White feminism, according to Zakaria, is still connected to the patriarchy through the power pool of white men.

She said, "There are doors that open for you, things available to you that are not available to a trouble-making brown feminist like me, because I am going to ask questions and I’m not going to take it.

“I have sympathy for them; for literally hundreds of years that has been the only way to get anywhere close to power.”

Zakaria also noted recent comments by Pakistan prime minister Imran Khan on rape as a manifestation of a legacy of cultural ranking that no one has "really bothered to take apart".

"That cultural ranking says that cultural crimes occur in these places and those sorts of cultural crimes don’t exist in other places in the West. There isn’t some particular British form of violence against women, it’s just violence against women," she told The Guardian.

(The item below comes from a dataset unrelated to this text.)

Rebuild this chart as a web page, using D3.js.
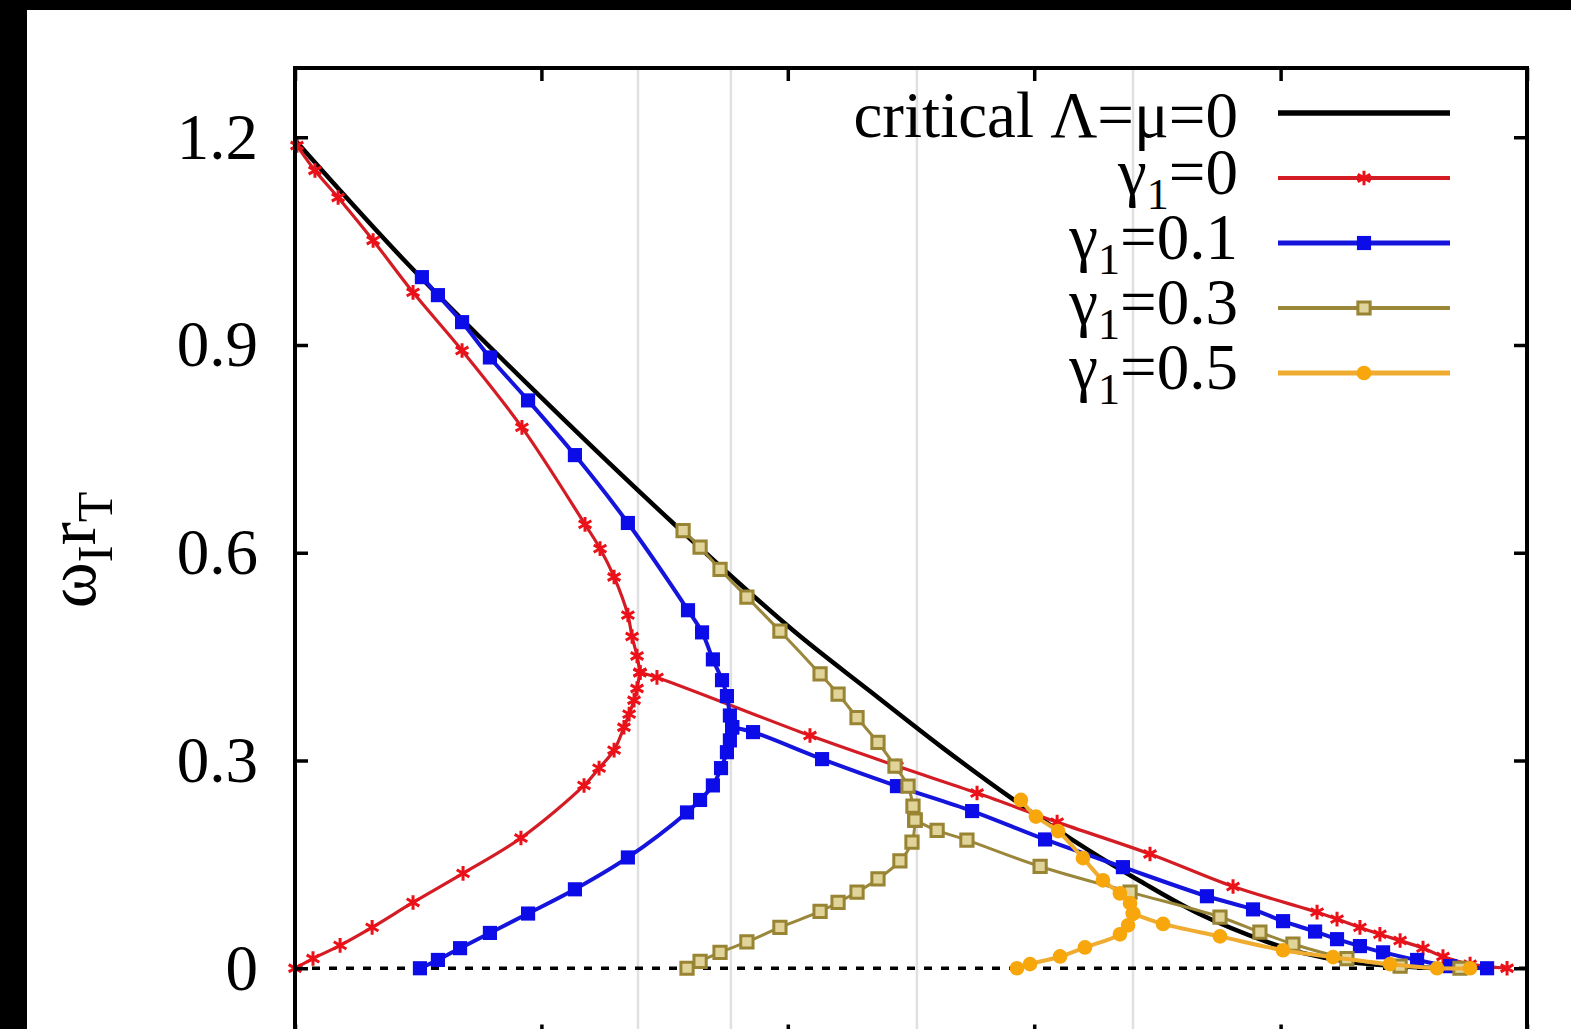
<!DOCTYPE html>
<html>
<head>
<meta charset="utf-8">
<script src="https://cdn.jsdelivr.net/npm/d3@7"></script>
<style>
html, body { margin: 0; padding: 0; background: #000; overflow: hidden; }
svg { display: block; }
text { font-family: "Liberation Serif", "Times New Roman", serif; fill: #000; }
</style>
</head>
<body>
<div id="chart"></div>
<script>

// axis ticks

var xTicks = [0, 1, 2, 3, 4, 5];
var yTicks = [0, 0.3, 0.6, 0.9, 1.2];
var yTickLabels = ["0", "0.3", "0.6", "0.9", "1.2"];

// grey guide lines at the turning points
var noseX = [1.392, 1.769, 2.524, 3.401];

// critical Lambda = mu = 0
var critical = [[0, 1.196], [0.455, 1.018], [1.023, 0.816], [1.534, 0.643], [2.021, 0.488],
  [2.334, 0.400], [2.626, 0.319], [2.902, 0.247], [3.214, 0.172], [3.429, 0.126],
  [3.673, 0.078], [3.945, 0.038], [4.079, 0.023], [4.282, 0.009], [4.485, 0.003], [4.647, 0]];

// gamma1 = 0
var g0Upper = [[0.008, 1.188], [0.081, 1.152], [0.175, 1.113], [0.317, 1.051], [0.479, 0.976],
  [0.678, 0.892], [0.921, 0.781], [1.177, 0.641], [1.238, 0.606], [1.295, 0.565],
  [1.351, 0.510], [1.368, 0.479], [1.388, 0.451], [1.400, 0.427]];
var g0Lower = [[1.400, 0.427], [1.388, 0.404], [1.376, 0.387], [1.356, 0.367], [1.335, 0.348],
  [1.295, 0.315], [1.234, 0.289], [1.173, 0.264], [0.917, 0.188], [0.682, 0.137],
  [0.479, 0.095], [0.313, 0.059], [0.183, 0.033], [0.073, 0.014], [0, 0]];
var g0Right = [[1.400, 0.427], [1.469, 0.420], [2.090, 0.336], [2.443, 0.292], [2.768, 0.253],
  [3.093, 0.211], [3.470, 0.165], [3.807, 0.118], [4.148, 0.081], [4.229, 0.071],
  [4.322, 0.059], [4.403, 0.049], [4.485, 0.040], [4.578, 0.029], [4.659, 0.017],
  [4.769, 0.006], [4.919, 0]];

// gamma1 = 0.1
var g1Upper = [[0.515, 0.998], [0.580, 0.972], [0.678, 0.933], [0.791, 0.882], [0.946, 0.820],
  [1.136, 0.741], [1.351, 0.643], [1.595, 0.517], [1.652, 0.485], [1.696, 0.446],
  [1.733, 0.416], [1.753, 0.393], [1.765, 0.365], [1.774, 0.348]];
var g1Lower = [[1.774, 0.348], [1.765, 0.329], [1.753, 0.312], [1.729, 0.289], [1.696, 0.264],
  [1.644, 0.243], [1.591, 0.225], [1.351, 0.160], [1.136, 0.114], [0.946, 0.079],
  [0.791, 0.051], [0.670, 0.029], [0.580, 0.012], [0.507, 0]];
var g1Right = [[1.774, 0.348], [1.859, 0.341], [2.139, 0.302], [2.443, 0.263], [2.748, 0.227],
  [3.044, 0.186], [3.360, 0.146], [3.701, 0.104], [3.888, 0.085], [4.010, 0.068],
  [4.140, 0.053], [4.229, 0.042], [4.322, 0.032], [4.416, 0.023], [4.554, 0.012],
  [4.688, 0.003], [4.838, 0]];

// gamma1 = 0.3
var g3Upper = [[1.575, 0.632], [1.644, 0.608], [1.725, 0.576], [1.834, 0.536], [1.968, 0.487],
  [2.131, 0.425], [2.204, 0.396], [2.281, 0.362], [2.366, 0.326], [2.435, 0.292],
  [2.488, 0.263], [2.508, 0.234], [2.516, 0.214]];
var g3Lower = [[2.516, 0.214], [2.504, 0.182], [2.455, 0.155], [2.366, 0.129], [2.281, 0.110],
  [2.204, 0.095], [2.131, 0.082], [1.968, 0.059], [1.834, 0.038], [1.725, 0.023],
  [1.644, 0.010], [1.591, 0]];
var g3Right = [[2.516, 0.214], [2.606, 0.199], [2.727, 0.185], [3.024, 0.147], [3.389, 0.110],
  [3.754, 0.074], [3.916, 0.052], [4.050, 0.035], [4.269, 0.014], [4.485, 0.003], [4.728, 0]];

// gamma1 = 0.5
var g5Upper = [[2.946, 0.243], [3.007, 0.219], [3.097, 0.198], [3.198, 0.159], [3.279, 0.127],
  [3.348, 0.108], [3.389, 0.094], [3.401, 0.079]];
var g5Lower = [[3.401, 0.079], [3.381, 0.062], [3.348, 0.049], [3.206, 0.030], [3.105, 0.017],
  [2.983, 0.006], [2.930, 0]];
var g5Right = [[3.401, 0.079], [3.523, 0.064], [3.754, 0.046], [4.010, 0.026], [4.213, 0.016],
  [4.444, 0.006], [4.635, 0], [4.769, 0]];

var legendValues = ["0", "0.1", "0.3", "0.5"];

// settings

var svgWidth = 1571;
var svgHeight = 1100;

var margin = { top: 68, left: 295 };
var width = 1232;
var height = 969.5;

var series = [
  { key: "crit", color: "#000000", lw: 4.5, symbol: d3.symbolPlus, size: 70, fill: "#000", stroke: "none",
    branches: [critical] },
  { key: "g0", color: "#d41c24", lw: 3.2, symbol: d3.symbolAsterisk, size: 150, fill: "none", stroke: "#ec1018",
    branches: [g0Upper, g0Lower, g0Right] },
  { key: "g1", color: "#1414dc", lw: 4, symbol: d3.symbolSquare, size: 200, fill: "#0c0ce8", stroke: "none",
    branches: [g1Upper, g1Lower, g1Right] },
  { key: "g3", color: "#9a873a", lw: 3, symbol: d3.symbolSquare, size: 150, fill: "#e0d49a", stroke: "#988432",
    branches: [g3Upper, g3Lower, g3Right] },
  { key: "g5", color: "#f0ac30", lw: 4, symbol: d3.symbolCircle, size: 170, fill: "#f7a60c", stroke: "none",
    branches: [g5Upper, g5Lower, g5Right] }
];

// svg

var svg = d3.select("#chart")
  .append("svg")
  .attr("width", svgWidth)
  .attr("height", svgHeight);

// white panel on the dark background
svg.append("rect")
  .attr("x", 27).attr("y", 10)
  .attr("width", svgWidth - 27).attr("height", svgHeight)
  .attr("fill", "#fff");

var chart = svg.append("g")
  .attr("transform", `translate(${margin.left}, ${margin.top})`);

var x = d3.scaleLinear().domain([0, 5]).range([0, width]);
var y = d3.scaleLinear().domain([-0.1, 1.3]).range([height, 0]);

// grey guides
chart.selectAll(".guide")
  .data(noseX)
  .enter()
  .append("line")
  .attr("class", "guide")
  .attr("x1", d => x(d)).attr("x2", d => x(d))
  .attr("y1", 0).attr("y2", height)
  .attr("stroke", "#e0e0e0")
  .attr("stroke-width", 2.5);

// zero line
chart.append("line")
  .attr("x1", 0).attr("x2", width)
  .attr("y1", y(0)).attr("y2", y(0))
  .attr("stroke", "#000")
  .attr("stroke-width", 3.5)
  .attr("stroke-dasharray", "8,9");

// curves

var line = d3.line()
  .curve(d3.curveCatmullRom.alpha(0.5))
  .x(d => x(d[0]))
  .y(d => y(d[1]));

series.forEach(function (s) {
  var g = chart.append("g").attr("class", s.key);
  s.branches.forEach(function (b) {
    g.append("path")
      .datum(b)
      .attr("d", line)
      .attr("fill", "none")
      .attr("stroke", s.color)
      .attr("stroke-width", s.lw)
      .attr("stroke-linejoin", "round");
  });
  var pts = [].concat.apply([], s.branches);
  g.selectAll(".pt")
    .data(pts)
    .enter()
    .append("path")
    .attr("class", "pt")
    .attr("transform", d => `translate(${x(d[0])}, ${y(d[1])})`)
    .attr("d", d3.symbol().type(s.symbol).size(s.size))
    .attr("fill", s.fill)
    .attr("stroke", s.stroke)
    .attr("stroke-width", 3);
});

// axes

var leftAxis = d3.axisLeft(y).tickValues(yTicks).tickSize(-13).tickPadding(37)
  .tickFormat((d, i) => yTickLabels[i]);
var rightAxis = d3.axisRight(y).tickValues(yTicks).tickSize(-13).tickFormat("");
var topAxis = d3.axisTop(x).tickValues(xTicks).tickSize(-13).tickFormat("");
var bottomAxis = d3.axisBottom(x).tickValues(xTicks).tickSize(-13).tickFormat("");

chart.append("g").attr("class", "axis").call(leftAxis);
chart.append("g").attr("class", "axis").attr("transform", `translate(${width}, 0)`).call(rightAxis);
chart.append("g").attr("class", "axis").call(topAxis);
chart.append("g").attr("class", "axis").attr("transform", `translate(0, ${height})`).call(bottomAxis);

chart.selectAll(".axis .domain").remove();
chart.selectAll(".axis line").attr("stroke", "#000").attr("stroke-width", 3.5);
chart.selectAll(".axis text")
  .attr("font-size", 65)
  .attr("font-family", "Liberation Serif, serif")
  .attr("fill", "#000");

// frame
chart.append("rect")
  .attr("width", width).attr("height", height)
  .attr("fill", "none")
  .attr("stroke", "#000")
  .attr("stroke-width", 4);

// y label  omega_I r_T
var ylab = svg.append("text")
  .attr("transform", "translate(95, 550) rotate(-90)")
  .attr("text-anchor", "middle")
  .attr("font-size", 70);
ylab.append("tspan").text("ω");
ylab.append("tspan").attr("font-size", 50).attr("dy", 17).text("I");
ylab.append("tspan").attr("dy", -17).text("r");
ylab.append("tspan").attr("font-size", 50).attr("dy", 17).text("T");

// legend

var legend = svg.append("g");
var rowY = d => 113 + 65 * d;

series.forEach(function (s, i) {
  var ly = rowY(i);
  legend.append("line")
    .attr("x1", 1278).attr("x2", 1450)
    .attr("y1", ly).attr("y2", ly)
    .attr("stroke", s.color)
    .attr("stroke-width", s.lw + 1);
  legend.append("path")
    .attr("transform", `translate(1364, ${ly})`)
    .attr("d", d3.symbol().type(s.symbol).size(s.size))
    .attr("fill", s.fill)
    .attr("stroke", s.stroke)
    .attr("stroke-width", 3);

  var t = legend.append("text")
    .attr("x", 1238)
    .attr("text-anchor", "end")
    .attr("font-size", 65);
  if (i === 0) {
    t.attr("y", ly + 24).text("critical Λ=μ=0");
  } else {
    t.attr("y", ly + 16);
    t.append("tspan").text("γ");
    t.append("tspan").attr("font-size", 44).attr("dy", 15).text("1");
    t.append("tspan").attr("dy", -15).text("=" + legendValues[i - 1]);
  }
});

</script>
</body>
</html>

According to Zakaria, the real goal of her work is to comfort women of colour who have been “gaslit”.

“I struggled very much. I had come from trauma, I went into trauma. I feel a very strong sense of responsibility towards other women like me, who’ve been through traumatic marriages, migration, being a single mother. Women like me never really make it," she told the newspaper.

"I feel a responsibility towards other women who are just as smart as me, just as articulate. Now I’m here, I’m going to say all those things. I believe that you can tear things down when they’re not working, and build them up again. That is one of my core beliefs because I’ve done it.”